My thoughts on computers, programming, ancient spell scrolls and other magic devices...: transaction

Monday, December 17, 2012

Using table join with mysqldump

Everybody familiar with MySQL database knows mysqldump, the ultimate MySQL backup tool. This tool has more intereseting features, mainly it can be used to dump only specific tables or even selectively extract data from the database.

So if You want to dump a single table, you should execute:

mysqldump -u db_user -p db_name table_name > table_and_data.sql

This is a default script, quite useful for recreating tables/making backups. But as it was mentioned before, we just want the data. Fortunately mysqldump comes with many options, --no_create_info for instance will drum only the data wrapped by an INSERT INTO statement. Another nice option: --where enables providing custom data filtering rules (typical for MySQL). Let's try a query that dumps specific rows from a table that is related to another table using a WHERE statement on the corresponding data model.

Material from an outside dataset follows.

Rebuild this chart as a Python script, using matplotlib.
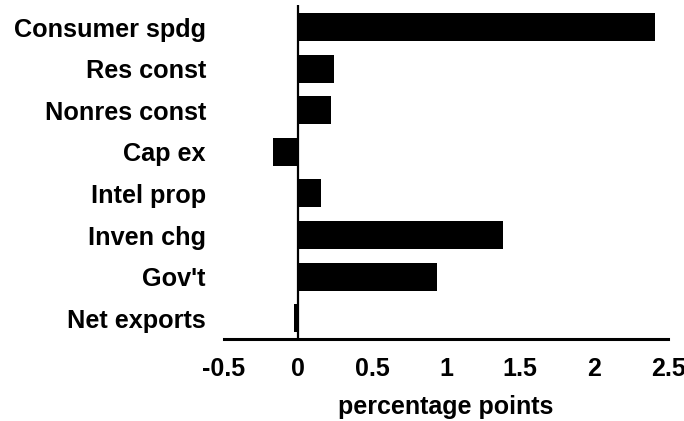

mysqldump -u db_user -p db_name table_name --no_create_info \
--lock-all-tables --where 'id in (select tn.id from table_name as tn \
join related_table as rt on tn.related_table_id = rt.id \
where rt.some_field = 1)' > data.sql

The idea is to use a subselect to get table_name rows that have foreign keys to the related_table rows that meet the rt.some_field = 1 requirement. This works well, however if You access tables not specified in mysqldump's command params, You should lock them yourself. In this example I use --lock-all-tables which is an overkill (if You're using a transactional database engine, such as InnoDB, You can use --single-transaction instead - no table locking will be required).

Cheers!
~KR

Wednesday, April 25, 2012

Managing Django transacion processing (autocommit vs performance)

Django has some great ORM tools embedded that enable safe and simple methods of managing your database. There are also modules responsible for transaction processing, mainly TransactionMiddleware. By default it is present in the settings file, and I see no reason why it shouldn't - this middleware provides a very simple, yet powerful mechanism that considers your view processing as a single transaction. This pseudo-code presents the main idea:

1  try:

2     start_transaction()

3     (your view code)

4     commit() 

5  except:

6     rollback()

This is great, but since its a middleware module its not applicable to background processing. Instead the autocommit on save is used. This may be ineffective when you are processing large amounts of data (using celery, or some cron scheduled script). Each time you commit some changes, the DBMS has to perform some lazy tasks that usually require some I/O operations (recreating indexes, checking constraints etc.). This greatly increases the total processing time, yet if the process dies you still have some data... which tend to be useless without the missing data. So why not apply the above pattern to this problem? Django supports manual transaction management, all you have to do is use the commit_on_success or commit_manually decorators:

1 from django.db import transaction
2
3
4 @transaction.commit_on_success
5 def sophisticated_background_processing():
6     #your code come here :-)
7     #(...)
8     pass
9
10 @transaction.commit_manually
11 def some_other_background_processing():
12     try:
13         #your code
14         #(...)
15         transaction.commit()
16     except SomeException as se:
17         #handle exception
18         transaction.commit()
19     except:
20         #unhandled exceptions
21         transaction.rollback()

The commit_on_success acts just like TransactionMiddleware for view, in most cases it will do. If we need some more flexibility we can always try the commit_manually decorator. It enables commiting/rollbacking data whenever you want. Just make sure all execution paths end with an appropriate action or django will raise an exception.

Using manual-commit instead of auto-commit increased my accounting script performance about 5-10x, depending on the instance size (the processing is specific, and the data model is rather horizontal).